GOAL OF THE EXERCISE
Write out the listing below exactly, and omit any images you find in it.

PROVIDED DATA
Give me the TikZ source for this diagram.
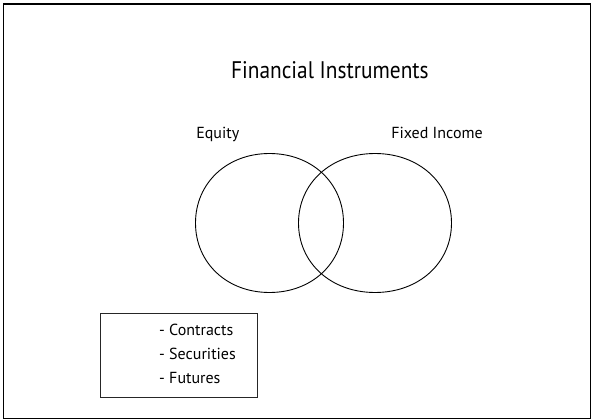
\documentclass[tikz,border=0pt]{standalone}
\usepackage{fontspec}
\setmainfont{PT Sans}
\newfontfamily\titlefont{PT Sans}[FakeStretch=0.89]
\def\vennk{0.575}
\begin{document}
\begin{tikzpicture}[x=1pt,y=-1pt,
  venn/.style={draw=black,line width=0.9pt},
  lbl/.style={inner sep=0pt,anchor=base,font=\fontsize{16}{19}\selectfont},
  itm/.style={inner sep=0pt,anchor=base west,font=\fontsize{16}{19}\selectfont}]
\useasboundingbox (0,0) rectangle (592,420);
\draw[line width=1.6pt,black] (3.5,4) rectangle (590.5,418.5);
\node[inner sep=0pt,anchor=base,font=\titlefont\fontsize{24}{28}\selectfont] (title) at (329.9,78.3) {Financial Instruments};
\node[lbl] (eq) at (217.8,138.3) {Equity};
\node[lbl] (fi) at (437,138.6) {Fixed Income};
\begin{scope}[shift={(269.5,223)},x=74pt,y=-69.5pt]
\draw[venn] (1,0) .. controls (1,\vennk) and (\vennk,1) .. (0,1)
  .. controls (-\vennk,1) and (-1,\vennk) .. (-1,0)
  .. controls (-1,-\vennk) and (-\vennk,-1) .. (0,-1)
  .. controls (\vennk,-1) and (1,-\vennk) .. cycle;
\end{scope}
\begin{scope}[shift={(375,223)},x=76.5pt,y=-69.5pt]
\draw[venn] (1,0) .. controls (1,\vennk) and (\vennk,1) .. (0,1)
  .. controls (-\vennk,1) and (-1,\vennk) .. (-1,0)
  .. controls (-1,-\vennk) and (-\vennk,-1) .. (0,-1)
  .. controls (\vennk,-1) and (1,-\vennk) .. cycle;
\end{scope}
\node[draw=black!85,line width=0.9pt,inner sep=0pt,minimum width=157.8pt,minimum height=84pt,anchor=north west] (box) at (99.6,312.7) {};
\node[itm] (c1) at (159,335.7) {- Contracts};
\node[itm] (c2) at (159,359.5) {- Securities};
\node[itm] (c3) at (159,383.3) {- Futures};
\end{tikzpicture}
\end{document}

FINAL RESULT
Give me the TikZ source for this diagram.
\documentclass[tikz,border=0pt]{standalone}
\usepackage{fontspec}
\setmainfont{PT Sans}
\newfontfamily\titlefont{PT Sans}[FakeStretch=0.89]
\def\vennk{0.575}
\begin{document}
\begin{tikzpicture}[x=1pt,y=-1pt,
  venn/.style={draw=black,line width=0.9pt},
  lbl/.style={inner sep=0pt,anchor=base,font=\fontsize{16}{19}\selectfont},
  itm/.style={inner sep=0pt,anchor=base west,font=\fontsize{16}{19}\selectfont}]
\useasboundingbox (0,0) rectangle (592,420);
\draw[line width=1.6pt,black] (3.5,4) rectangle (590.5,418.5);
\node[inner sep=0pt,anchor=base,font=\titlefont\fontsize{24}{28}\selectfont] (title) at (329.9,78.3) {Financial Instruments};
\node[lbl] (eq) at (217.8,138.3) {Equity};
\node[lbl] (fi) at (437,138.6) {Fixed Income};
\begin{scope}[shift={(269.5,223)},x=74pt,y=-69.5pt]
\draw[venn] (1,0) .. controls (1,\vennk) and (\vennk,1) .. (0,1)
  .. controls (-\vennk,1) and (-1,\vennk) .. (-1,0)
  .. controls (-1,-\vennk) and (-\vennk,-1) .. (0,-1)
  .. controls (\vennk,-1) and (1,-\vennk) .. cycle;
\end{scope}
\begin{scope}[shift={(375,223)},x=76.5pt,y=-69.5pt]
\draw[venn] (1,0) .. controls (1,\vennk) and (\vennk,1) .. (0,1)
  .. controls (-\vennk,1) and (-1,\vennk) .. (-1,0)
  .. controls (-1,-\vennk) and (-\vennk,-1) .. (0,-1)
  .. controls (\vennk,-1) and (1,-\vennk) .. cycle;
\end{scope}
\node[draw=black!85,line width=0.9pt,inner sep=0pt,minimum width=157.8pt,minimum height=84pt,anchor=north west] (box) at (99.6,312.7) {};
\node[itm] (c1) at (159,335.7) {- Contracts};
\node[itm] (c2) at (159,359.5) {- Securities};
\node[itm] (c3) at (159,383.3) {- Futures};
\end{tikzpicture}
\end{document}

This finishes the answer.